In contrast, the mechanical resistance against rockfall of small diameter broadleaf coppice trees is hitherto unknown. Coppice forests are often situated upslope of transportation routes and settlements where they fulfill a protective function. In addition to discrete rock-tree interactions the rockfall protective function of coppice forests is enhanced by numerous tree aggregations (coppice clumps) where impacting rocks get trapped and subsequently prevented from continuing their trajectory.

The objective of this dissertation is to quantify the mechanical resistance of small diameter broadleaf trees against rockfall. The aim is to supply reliable data for rockfall simulation models and to acquire additional understanding of the rock-tree interactions that are substantially different from mature large diameter trees. The findings are also meant to provide a basis for better estimating the particular rockfall protective effect of coppice clumps.

The mechanical resistance of small diameter broadleaf trees (diameter at breast height (DBH) < 0.1 m) was assessed with full-scale dynamic impact tests. Two different test devices were used. The first was an open-air pendulum impact device where the root anchorage of the trees was replaced by a rigid restraint. The second test device was used in a coppice forest to impact trees that were part of coppice clumps.

All forest tests were done on beech (Fagus sylvatica L.). The pendulum tests included beech and for comparison also chestnut (Castanea sativa Mill.) and fir (Abies alba Mill.). The acquired data are suitable for being used as simulation model input data and they are more reliable than data of previous studies, because the impact process specific to small diameter trees (DBH < 0.1 m) was accounted for. It was found that the mechanical resistance increases exponentially with increasing tree diameter. For small diameter broadleaf trees the mechanical resistance is not determined by impact height at least for all impact heights between 0.2 and 1 m above ground. Impact tests showed that the impact angle influences the potential of trees to reduce the kinetic energy of impacting rocks. The natural root anchorage and the transition zone from the roots to the stems of coppice trees proved to sustain the stresses induced by the impacts. Hence, because these tree parts do not constitute predetermined breaking points, the tests indicate that coppice trees in their natural environment are at least as resistant to dynamic impacts as those tested with the pendulum device.

Moreover, the results show that the impact process against small diameter trees (DBH < 0.1 m) is substantially different from larger diameter trees (DBH > 0.3 m).
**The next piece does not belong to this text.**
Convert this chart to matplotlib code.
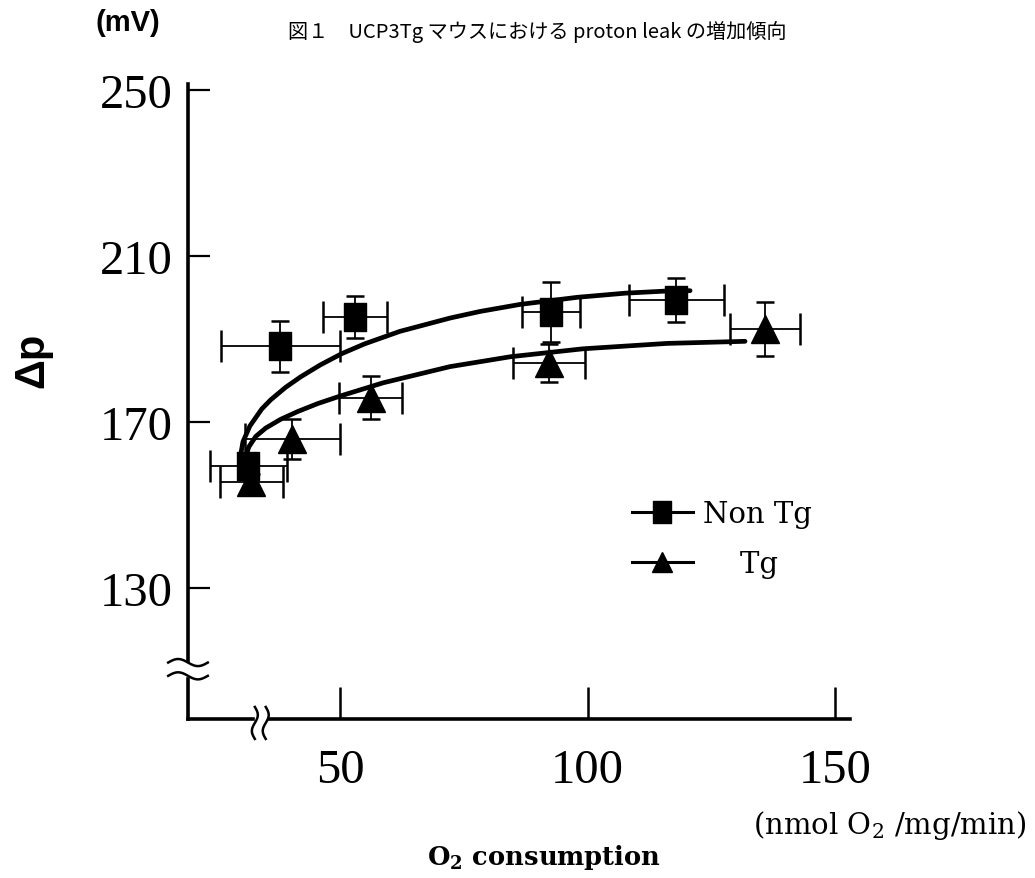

The high flexibility of the stems leads to relatively long lasting impact durations and only negligible damage at the point of impact on the stem. As a result, the mechanical resistance of the stems is partly determined by the impactor velocity and mass. This means that the mechanical resistance of a tree to dynamic impacts cannot be regarded as a constant material property. Consequently, the comparability of the acquired data as well as its application for the quantification of the rockfall protective function of forests is limited. This fact is certainly not restricted to small diameter stems. Therefore, it has to be evaluated in future studies whether it is necessary to consider impactor mass and velocity separately or if the implicated uncertainties of combining both impactor properties by referring to its momentum or kinetic energy are tolerable in rockfall hazard assessments.

Finally, this work constitutes a decisive step towards a more objective quantification of the rockfall protective function of coppice stands. In addition to detailed data and understanding of the impact processes and breakage behaviors of the trees the dissertation highlights key issues on which future research should focus to increase the reliability of rockfall hazard assessments.